I just started reading Elizabeth Gilbert's "Eat, Pray, Love" for my book group. I'll let you read NPR's write up of it as they do a much better job at describing it than I ever could.
I'm only about 60 pages into it, and I must say that this section about Italy makes me insanely hungry for pasta, cheese, bread, wine, basil, tomatoes, cream puffs, and pizza. Here are a couple of examples of why...
"I eat my lunch in a quiet trattoria here, and I linger over my food and wine for many hours because nobody in Trastevere is ever going to stop you from lingering over your meal if that's what you would like to do. I order an assortment of bruschette, some spaghetti cacio e pepe (that simple Roman specialty of pasta served with cheese and pepper) and then a small roast chicken, which I end up sharing with the stray dog who has been watching me eat my lunch the way only a stray dog can."

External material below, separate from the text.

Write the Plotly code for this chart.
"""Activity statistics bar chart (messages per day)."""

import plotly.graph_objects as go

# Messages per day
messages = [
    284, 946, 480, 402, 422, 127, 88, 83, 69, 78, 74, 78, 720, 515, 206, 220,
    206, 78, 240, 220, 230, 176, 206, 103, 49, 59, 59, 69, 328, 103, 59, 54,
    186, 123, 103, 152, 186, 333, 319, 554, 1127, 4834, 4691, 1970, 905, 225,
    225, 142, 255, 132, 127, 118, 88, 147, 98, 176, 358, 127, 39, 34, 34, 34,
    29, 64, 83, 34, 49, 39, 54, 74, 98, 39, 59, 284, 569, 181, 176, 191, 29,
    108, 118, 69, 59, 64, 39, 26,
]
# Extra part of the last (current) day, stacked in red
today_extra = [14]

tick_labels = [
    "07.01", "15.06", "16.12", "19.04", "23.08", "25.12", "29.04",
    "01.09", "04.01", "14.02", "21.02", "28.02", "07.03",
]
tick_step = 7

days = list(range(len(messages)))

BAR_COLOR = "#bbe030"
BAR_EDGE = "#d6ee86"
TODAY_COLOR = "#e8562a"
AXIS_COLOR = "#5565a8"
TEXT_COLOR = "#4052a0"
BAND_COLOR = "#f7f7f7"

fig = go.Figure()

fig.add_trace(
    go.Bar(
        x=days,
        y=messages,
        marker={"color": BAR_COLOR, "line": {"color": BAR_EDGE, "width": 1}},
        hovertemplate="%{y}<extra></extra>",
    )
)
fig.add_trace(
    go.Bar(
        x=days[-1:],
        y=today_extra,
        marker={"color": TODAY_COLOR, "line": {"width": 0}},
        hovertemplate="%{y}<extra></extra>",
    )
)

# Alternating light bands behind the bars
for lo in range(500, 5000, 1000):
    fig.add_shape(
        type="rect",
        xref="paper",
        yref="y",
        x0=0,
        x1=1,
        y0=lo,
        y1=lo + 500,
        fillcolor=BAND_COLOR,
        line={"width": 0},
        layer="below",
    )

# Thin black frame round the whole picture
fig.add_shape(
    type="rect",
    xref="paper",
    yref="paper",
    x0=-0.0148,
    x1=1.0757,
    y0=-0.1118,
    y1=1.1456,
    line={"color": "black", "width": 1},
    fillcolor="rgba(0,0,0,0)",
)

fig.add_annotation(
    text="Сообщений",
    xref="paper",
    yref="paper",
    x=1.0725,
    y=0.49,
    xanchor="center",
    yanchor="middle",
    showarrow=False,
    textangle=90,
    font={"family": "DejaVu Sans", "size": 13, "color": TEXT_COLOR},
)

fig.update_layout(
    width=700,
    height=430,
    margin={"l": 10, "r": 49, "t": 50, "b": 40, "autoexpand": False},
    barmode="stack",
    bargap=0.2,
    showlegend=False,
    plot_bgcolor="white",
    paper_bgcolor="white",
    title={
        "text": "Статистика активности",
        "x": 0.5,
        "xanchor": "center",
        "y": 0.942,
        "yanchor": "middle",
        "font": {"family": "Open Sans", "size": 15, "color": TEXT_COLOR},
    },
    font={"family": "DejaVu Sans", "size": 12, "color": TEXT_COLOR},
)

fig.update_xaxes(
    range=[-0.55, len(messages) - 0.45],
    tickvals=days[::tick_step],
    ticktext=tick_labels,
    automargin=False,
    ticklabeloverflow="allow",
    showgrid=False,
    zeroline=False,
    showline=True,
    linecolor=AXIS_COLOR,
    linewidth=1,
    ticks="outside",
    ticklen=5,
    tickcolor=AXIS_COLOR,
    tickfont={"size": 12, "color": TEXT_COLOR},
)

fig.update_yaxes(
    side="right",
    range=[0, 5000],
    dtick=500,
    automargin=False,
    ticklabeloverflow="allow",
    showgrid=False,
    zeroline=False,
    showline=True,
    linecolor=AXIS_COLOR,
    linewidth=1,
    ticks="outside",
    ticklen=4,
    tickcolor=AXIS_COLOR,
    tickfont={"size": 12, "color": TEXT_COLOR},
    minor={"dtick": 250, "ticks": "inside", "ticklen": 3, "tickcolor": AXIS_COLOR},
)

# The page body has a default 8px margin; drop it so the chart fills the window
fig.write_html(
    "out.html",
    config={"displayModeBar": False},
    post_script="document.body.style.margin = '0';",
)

And then then this a few pages later...
"There's not a menu. they have only two varieties of pizza here - regular and extra cheese. None of this new age souther California olives-and-sun-dried-tomato wannabe pizza twaddle. The dough, it takes me half my meal to figure out, tastes more like Indian nan than like any pizza dough I ever tried. It's soft and chewy and yielding, but incredibly thin....Thin, doughy, strong, gummy, yummy, chewy, salty pizza paradise. On top, there is a sweet tomato sauce that foams up all bubbly and creamy when it melts the fresh buffalo mozzarella, and the one sprig of basil in the middle of the whole deal somehow infuses the entire pizza with herbal radiance, much the same way one shimmering movie star in the middle of a party brings a contact high of glamour to everyone around her....You try to take a bite off your slice and the gummy crust folds, and the hot cheese runs away like topsoil in a landslide, makes a mess of you and your surroundings, but just deal with it"

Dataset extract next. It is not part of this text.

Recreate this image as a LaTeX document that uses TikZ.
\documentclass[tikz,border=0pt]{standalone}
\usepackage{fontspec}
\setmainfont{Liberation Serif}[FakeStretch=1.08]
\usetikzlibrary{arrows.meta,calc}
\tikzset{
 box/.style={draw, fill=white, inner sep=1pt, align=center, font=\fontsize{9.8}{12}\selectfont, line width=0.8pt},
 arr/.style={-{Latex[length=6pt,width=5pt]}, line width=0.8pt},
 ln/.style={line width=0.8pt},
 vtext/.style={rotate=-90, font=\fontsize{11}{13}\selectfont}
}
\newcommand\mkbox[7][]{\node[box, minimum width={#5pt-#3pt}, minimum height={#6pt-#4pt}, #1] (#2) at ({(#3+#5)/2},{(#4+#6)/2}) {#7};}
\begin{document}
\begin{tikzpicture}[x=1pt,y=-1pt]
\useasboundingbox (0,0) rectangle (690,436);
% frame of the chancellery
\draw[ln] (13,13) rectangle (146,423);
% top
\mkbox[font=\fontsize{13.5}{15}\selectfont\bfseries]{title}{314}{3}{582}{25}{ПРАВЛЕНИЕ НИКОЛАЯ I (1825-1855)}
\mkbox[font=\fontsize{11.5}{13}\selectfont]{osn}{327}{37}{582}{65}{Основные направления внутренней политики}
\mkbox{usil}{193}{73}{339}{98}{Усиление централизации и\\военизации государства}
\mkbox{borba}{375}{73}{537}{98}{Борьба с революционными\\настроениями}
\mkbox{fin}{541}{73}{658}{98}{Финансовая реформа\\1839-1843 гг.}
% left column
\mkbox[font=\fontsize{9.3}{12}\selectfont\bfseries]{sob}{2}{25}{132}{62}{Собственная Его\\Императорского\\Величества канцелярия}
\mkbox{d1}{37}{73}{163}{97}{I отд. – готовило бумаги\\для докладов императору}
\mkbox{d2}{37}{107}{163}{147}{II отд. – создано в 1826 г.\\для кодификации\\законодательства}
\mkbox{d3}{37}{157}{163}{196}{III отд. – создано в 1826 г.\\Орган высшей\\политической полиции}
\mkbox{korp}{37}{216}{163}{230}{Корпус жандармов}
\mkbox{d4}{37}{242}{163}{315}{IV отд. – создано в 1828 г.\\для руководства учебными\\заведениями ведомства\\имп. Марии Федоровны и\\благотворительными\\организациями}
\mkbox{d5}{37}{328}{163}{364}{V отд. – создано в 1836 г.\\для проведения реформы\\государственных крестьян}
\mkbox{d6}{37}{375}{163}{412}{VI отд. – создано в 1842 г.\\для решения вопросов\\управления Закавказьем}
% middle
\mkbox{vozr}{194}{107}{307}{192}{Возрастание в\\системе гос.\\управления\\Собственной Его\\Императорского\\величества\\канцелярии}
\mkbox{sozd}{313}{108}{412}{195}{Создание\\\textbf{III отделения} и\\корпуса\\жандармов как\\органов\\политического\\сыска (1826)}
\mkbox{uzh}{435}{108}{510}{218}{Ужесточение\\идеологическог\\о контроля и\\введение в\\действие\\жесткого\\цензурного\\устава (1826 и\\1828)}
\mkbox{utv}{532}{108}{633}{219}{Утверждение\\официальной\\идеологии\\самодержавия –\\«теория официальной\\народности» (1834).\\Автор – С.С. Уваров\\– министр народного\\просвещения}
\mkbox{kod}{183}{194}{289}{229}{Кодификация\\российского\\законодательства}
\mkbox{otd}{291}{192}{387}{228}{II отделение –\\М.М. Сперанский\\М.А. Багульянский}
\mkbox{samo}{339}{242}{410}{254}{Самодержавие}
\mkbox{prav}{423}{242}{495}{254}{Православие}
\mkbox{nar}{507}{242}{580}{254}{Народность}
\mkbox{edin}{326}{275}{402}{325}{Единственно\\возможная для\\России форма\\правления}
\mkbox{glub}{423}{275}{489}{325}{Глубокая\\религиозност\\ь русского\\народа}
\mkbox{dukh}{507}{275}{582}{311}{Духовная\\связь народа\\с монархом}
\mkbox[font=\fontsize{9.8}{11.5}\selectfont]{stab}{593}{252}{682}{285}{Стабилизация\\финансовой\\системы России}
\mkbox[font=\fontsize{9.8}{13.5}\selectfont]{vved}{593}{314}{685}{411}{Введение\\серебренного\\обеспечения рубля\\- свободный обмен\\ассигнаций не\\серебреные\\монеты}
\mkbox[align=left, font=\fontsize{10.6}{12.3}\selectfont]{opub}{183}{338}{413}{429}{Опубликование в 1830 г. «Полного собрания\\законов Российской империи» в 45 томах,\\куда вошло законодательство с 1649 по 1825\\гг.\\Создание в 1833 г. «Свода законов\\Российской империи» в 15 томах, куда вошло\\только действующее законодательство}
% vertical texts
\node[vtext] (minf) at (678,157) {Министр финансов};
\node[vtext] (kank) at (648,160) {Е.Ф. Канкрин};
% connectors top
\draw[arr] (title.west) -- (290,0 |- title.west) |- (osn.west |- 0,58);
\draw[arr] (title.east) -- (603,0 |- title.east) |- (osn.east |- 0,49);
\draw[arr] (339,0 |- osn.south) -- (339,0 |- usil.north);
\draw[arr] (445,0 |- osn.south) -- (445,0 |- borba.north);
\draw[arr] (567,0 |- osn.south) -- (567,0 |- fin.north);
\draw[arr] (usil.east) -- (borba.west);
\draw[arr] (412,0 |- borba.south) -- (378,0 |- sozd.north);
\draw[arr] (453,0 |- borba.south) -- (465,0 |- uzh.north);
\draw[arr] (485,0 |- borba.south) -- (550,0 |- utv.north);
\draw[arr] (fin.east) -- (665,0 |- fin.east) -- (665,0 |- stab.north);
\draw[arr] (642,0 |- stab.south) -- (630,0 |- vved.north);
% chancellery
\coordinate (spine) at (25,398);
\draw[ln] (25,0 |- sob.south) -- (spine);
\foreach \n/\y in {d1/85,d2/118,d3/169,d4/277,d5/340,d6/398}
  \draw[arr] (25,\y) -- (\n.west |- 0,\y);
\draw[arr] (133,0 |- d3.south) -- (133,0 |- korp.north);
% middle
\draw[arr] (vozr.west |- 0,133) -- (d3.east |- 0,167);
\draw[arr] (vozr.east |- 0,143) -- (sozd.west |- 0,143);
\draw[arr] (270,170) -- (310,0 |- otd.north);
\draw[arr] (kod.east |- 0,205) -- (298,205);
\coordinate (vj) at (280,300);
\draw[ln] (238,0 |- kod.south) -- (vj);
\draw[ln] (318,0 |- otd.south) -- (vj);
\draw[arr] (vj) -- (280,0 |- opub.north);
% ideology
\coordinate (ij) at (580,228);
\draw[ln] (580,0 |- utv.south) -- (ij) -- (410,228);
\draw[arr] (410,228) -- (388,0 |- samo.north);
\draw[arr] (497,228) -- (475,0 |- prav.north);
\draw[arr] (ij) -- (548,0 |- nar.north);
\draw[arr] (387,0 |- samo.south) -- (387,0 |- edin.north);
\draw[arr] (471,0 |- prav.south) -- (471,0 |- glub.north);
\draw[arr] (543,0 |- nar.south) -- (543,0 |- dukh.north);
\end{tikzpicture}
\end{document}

I'm afraid that if the section on spiritually in India is as enticing as the eating party of the story in Italy, I may be shaving my head and wearing an orange robe very soon.

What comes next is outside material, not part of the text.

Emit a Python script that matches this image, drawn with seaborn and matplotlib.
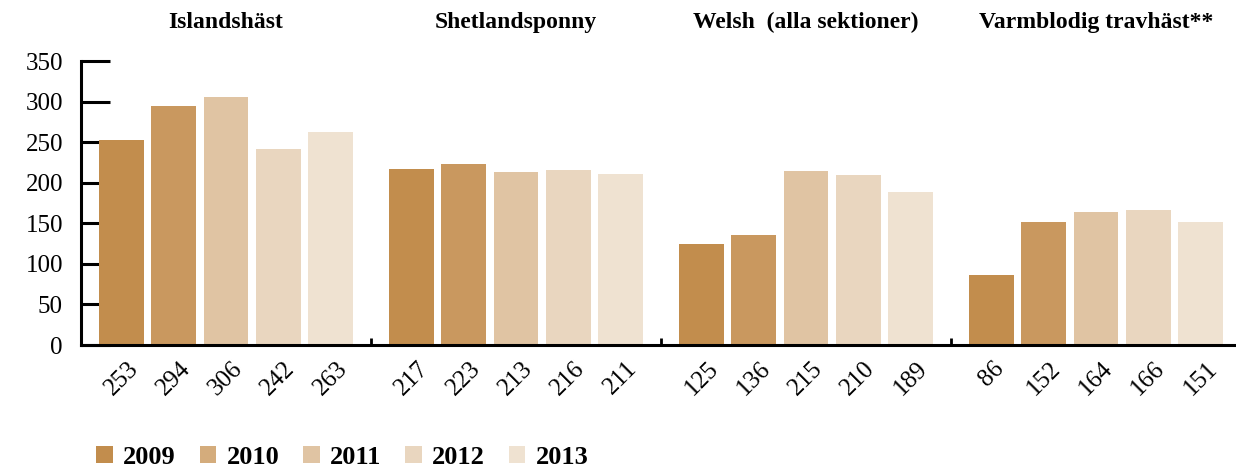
import matplotlib
matplotlib.use("Agg")
import matplotlib.pyplot as plt
import seaborn as sns
import pandas as pd
from matplotlib.patches import Patch
from matplotlib.ticker import FixedLocator

groups = ["Islandshäst", "Shetlandsponny", "Welsh  (alla sektioner)", "Varmblodig travhäst**"]
years = ["2009", "2010", "2011", "2012", "2013"]
v2009 = [253, 217, 125, 86]
v2010 = [294, 223, 136, 152]
v2011 = [306, 213, 215, 164]
v2012 = [242, 216, 210, 166]
v2013 = [263, 211, 189, 151]
colors = ["#C28D4D", "#C9985F", "#E0C4A3", "#E9D6BF", "#EFE2D1"]
legend_colors = ["#C28D4D", "#D4AC7C", "#E0C4A3", "#E9D6BF", "#EFE2D1"]
yticks = [0, 50, 100, 150, 200, 250, 300, 350]

series = [v2009, v2010, v2011, v2012, v2013]
rows = []
for y, vals in zip(years, series):
    for g, v in zip(groups, vals):
        rows.append({"group": g, "year": y, "value": v})
df = pd.DataFrame(rows)

sns.set_theme(style="white")
plt.rcParams["font.family"] = ["Liberation Serif", "DejaVu Serif"]
plt.rcParams["text.color"] = "black"
plt.rcParams["xtick.color"] = "black"
plt.rcParams["ytick.color"] = "black"

fig = plt.figure(figsize=(12.36, 4.68), dpi=100)
ax = fig.add_axes([81/1236, 123/468, 1160/1236, 284/468])

sns.barplot(data=df, x="group", y="value", hue="year", order=groups, hue_order=years,
            palette=colors, width=0.9, gap=0.14, saturation=1, ax=ax, legend=False,
            linewidth=0, edgecolor="none")

ax.set_xlim(-0.5, 3.5)
ax.set_ylim(0, 350)
ax.set_axisbelow(True)
ax.set_xlabel("")
ax.set_ylabel("")

for s in ["top", "right"]:
    ax.spines[s].set_visible(False)
for s in ["left", "bottom"]:
    ax.spines[s].set_color("black")
    ax.spines[s].set_linewidth(2.2)

ax.set_yticks(yticks)
ax.set_yticklabels([str(t) for t in yticks], fontsize=18)
ax.tick_params(axis="y", direction="in", length=21, width=2.2, color="black", pad=13, left=True,
               labelcolor="black")

centers, labels = [], []
for cont, vals in zip(ax.containers, series):
    for bar, v in zip(cont, vals):
        centers.append(bar.get_x() + bar.get_width() / 2)
        labels.append(str(v))
order = sorted(range(len(centers)), key=lambda i: centers[i])
ax.set_xticks([centers[i] for i in order])
ax.set_xticklabels([labels[i] for i in order], rotation=45, ha="center", fontsize=18)
ax.tick_params(axis="x", which="major", length=0, pad=9, labelcolor="black")
ax.xaxis.set_minor_locator(FixedLocator([0.5, 1.5, 2.5]))
ax.tick_params(axis="x", which="minor", direction="in", length=5, width=2, color="black", bottom=True)

for i, g in enumerate(groups):
    ax.text(i, 1.137, g, transform=ax.get_xaxis_transform(), ha="center", va="center",
            fontsize=17, fontweight="bold", color="black")

handles = [Patch(facecolor=c, edgecolor="none") for c in legend_colors]
fig.legend(handles, years, loc="center left", bbox_to_anchor=(0.078, 0.023), ncol=5,
           frameon=False, prop={"weight": "bold", "size": 19}, handlelength=0.62,
           handleheight=0.62, handletextpad=0.4, columnspacing=0.9, borderpad=0, borderaxespad=0)

fig.savefig("out.png", dpi=100, facecolor="white")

I'll be sure to post photos if that happens!
YUMMY. I love true Italian food; it was the culinary highlight of Europe.
Posted by: Margaret | October 06, 2007 at 09:03 PM
I bought this book at Costco in a what-the-heck mood. Elizabeth Gilbert's writing is fluid and fun, not unlike blog writing. It actually reads like a travel and personal blog with all the confessions, angst, non sequitors, thoughts that bled into the next "bead"/chapter and an incredible number of free form paragraphs. The amount of parenthetical notes alone blew my mind. The editors must have been chomping at the bit.
I'm enjoying it, don't get me wrong. And, I find the acceptance of such a voice encouraging. Perhaps we'll see Heather Armstrong/dooce, Eden Marriot Kennedy/Fussy and Alice Bradley/finslippy published in due time. Their storytelling is just as compelling, witty and wise.
Posted by: GraceD | October 06, 2007 at 09:43 PM
I read this book on my cruise last summer. Actually, I devoured it. then came home and read it immediately again. More slowly, cherishing it.
This book came into my life at a point when I needed to read it, having myself spent way too many nights crying on the bathroom floor. Her sense of adventure and joy was a gift.
Posted by: debra | October 07, 2007 at 10:36 AM
Just an invitation to add your blog to Writing Healthy, a new top list focusing on motivation, healthy thoughts, and diet tips from bloggers across the web working on weight loss
http://writinghealthy.gotop100.com/index.php
Posted by: R.E. | October 10, 2007 at 10:16 PM
I just started reading this after friends and family were recommending it.